Rebuilding Frank Lloyd Wright in Banff

One non-profit is looking to rebuild a structure designed by the famous architect with help from the public.

An artist rendering of what the rebuilt Banff Pavilion would look like. Sketch by Bill Ross.

By 1911, Banff National Park had started welcoming people visiting by car, and the federal government decided to commission a visitor pavilion. This led to the hiring of famous American architect Frank Lloyd Wright, who along with his Canadian pupil Francis Conroy Sullivan, designed the Banff National Park Pavilion. The 200-by-50-foot single-flooropened in 1913 is an example of the Prairie School style. It was one of only two Canadian works Lloyd Wright ever designed (the other being the E.H. Pitkin Summer Lodge in Desbarats, Ontario). After years of being battered by the elements, including a flood in 1933, it was eventually torn down in 1939.

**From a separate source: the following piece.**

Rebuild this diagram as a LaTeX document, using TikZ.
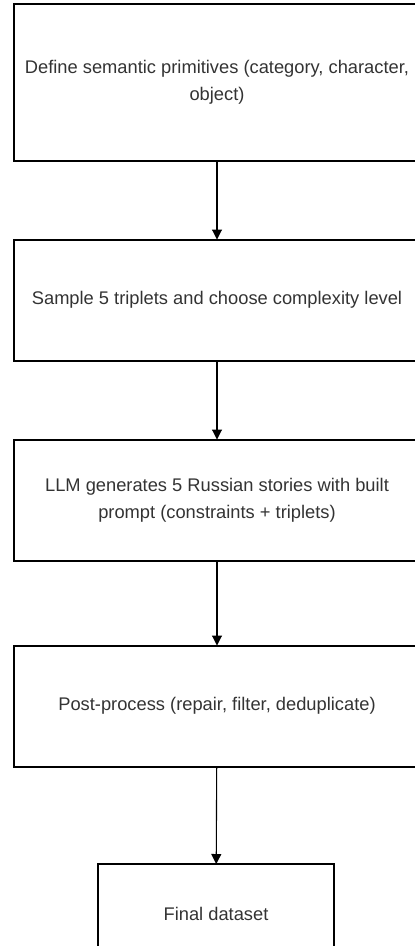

For decades, that’s where the story ended. Thanks to Michael Miner, a filmmaker and founder of the Frank Lloyd Wright Revival Initiative, a nonprofit that seeks to rebuild the architect’s destroyed buildings, there’s a chance the pavilion might once again open its doors to the public.

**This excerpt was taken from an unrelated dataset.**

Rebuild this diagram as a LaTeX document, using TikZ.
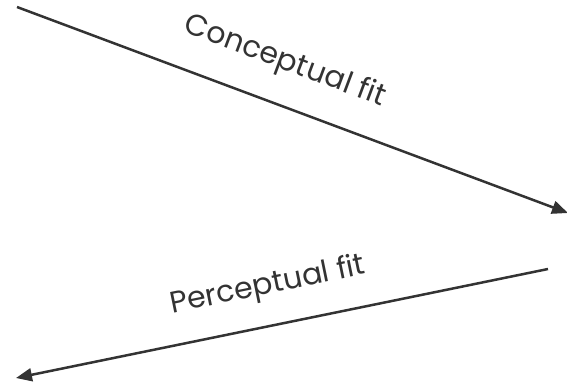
\documentclass[tikz,border=0pt]{standalone}
\usepackage{fontspec}
\setmainfont{Poppins}
\usetikzlibrary{arrows.meta}
\definecolor{ink}{HTML}{333333}
\begin{document}
\begin{tikzpicture}[x=1pt,y=-1pt,
  fitline/.style={draw=ink,line width=2.5pt,-{Triangle[length=16pt,width=13pt]}},
  fitlabel/.style={text=ink,font=\fontsize{30}{34}\selectfont,inner sep=0pt}]
\useasboundingbox (0,0) rectangle (567,386);
\coordinate (c1) at (17,7);
\coordinate (c2) at (568,213);
\coordinate (p1) at (548,269);
\coordinate (p2) at (16,378);
\draw[fitline] (c1) -- (c2);
\draw[fitline] (p1) -- (p2);
\node[fitlabel,rotate=-20.5] (cl) at (285,62) {Conceptual fit};
\node[fitlabel,rotate=11.6] (pl) at (268,286) {Perceptual fit};
\end{tikzpicture}
\end{document}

Miner lobbied the Banff town council in 2013 for the opportunity to rebuild the structure in its old space and met with little interest. But, in February of 2016, when plans to redevelop the sports field where the pavilion once stood were tabled they included plans for a recreation building on sight. Miner was contacted to see if the two projects might coincide.

Photo Courtesy of Michael Miner

The exterior of the Banff pavilion before its destruction in 1939.

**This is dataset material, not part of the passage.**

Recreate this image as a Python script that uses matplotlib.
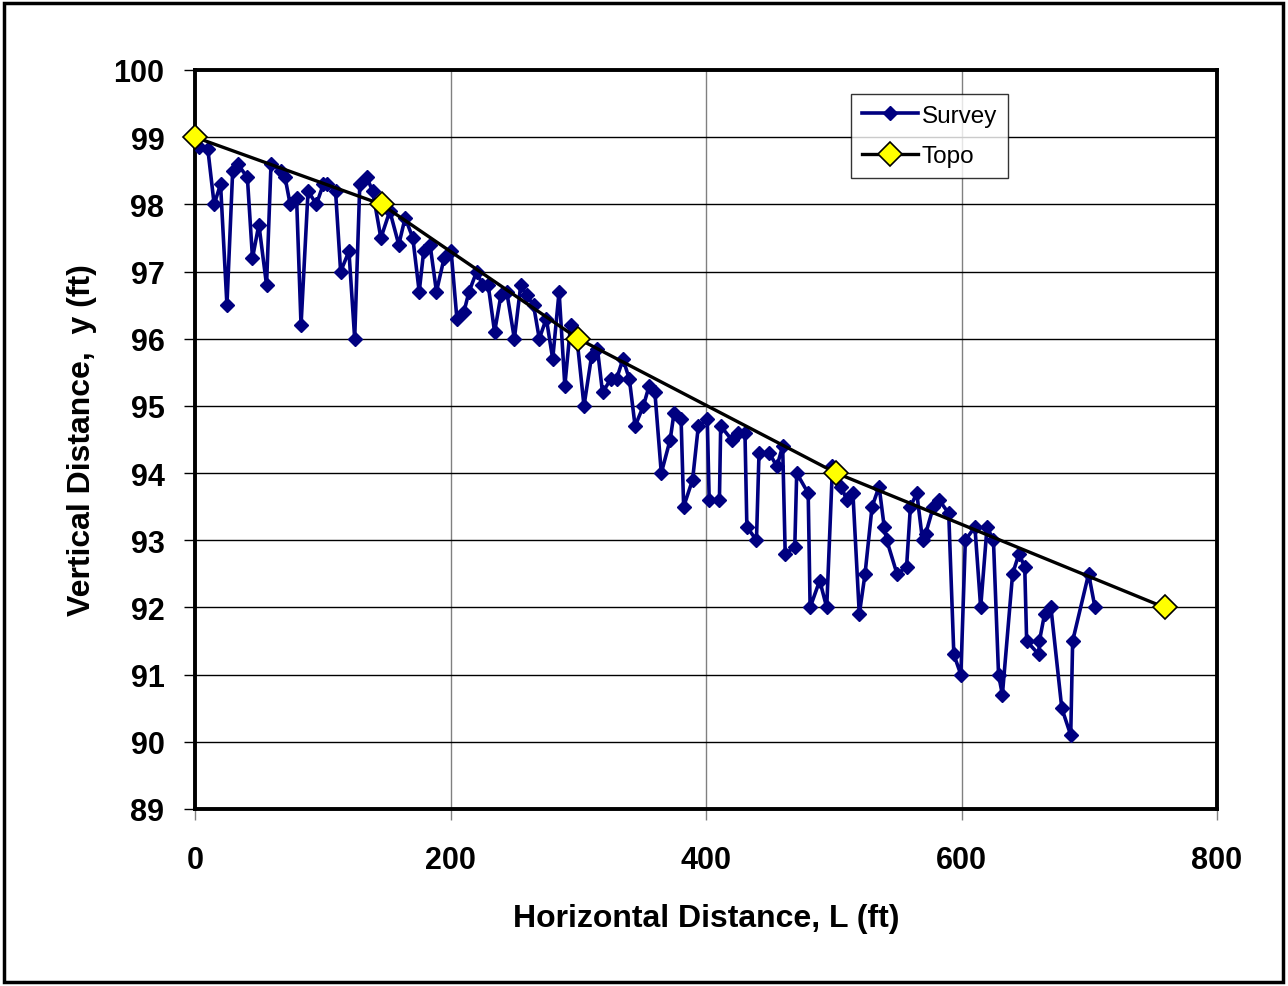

Now, he and the Revival Initiative are hoping to receive enough donations to proceed with the rebuilding of the pavilion. Though Miner is hoping to get some larger contributions, his hope is that many small, individual donors will show their support. “What I don’t want to be is under a big donors thumb. I like the idea of everyone who donates a little bit feeling like they’re a piece of it,” he says.

Miner’s goal is to get the whole project completed within the five year timeline put forth by Banff for the structure as part of the larger ten year plan to redevelop the sports field.

Though it might seem odd for Miner, an American, to pick a Canadian project as the first for the Revival Initiative dedicated to an American architect, he says there were a lot of factors that made the pavilion appealing.

“On paper, if you think about it, the Banff pavilion is the perfect building to start with, “says Miner. “It was probably the simplest of the structures, the least expensive, the least complicated for a Frank Lloyd Wright building and one that could be built on the original site because the land that it existed on is a sports recreation field and it’s a completely open field.”

Miner’s devotion to Lloyd Wright’s work has been forged through more than a decade of filming and producing a series of films on the architect’s buildings, and though he says he’ll be happy to take a break from films about Lloyd Wright’s buildings, his admiration remains adamant. “I consider him to be one of the five great creative geniuses of all time. And, I don’t mean architectural geniuses. I don’t mean American geniuses. I mean geniuses period.”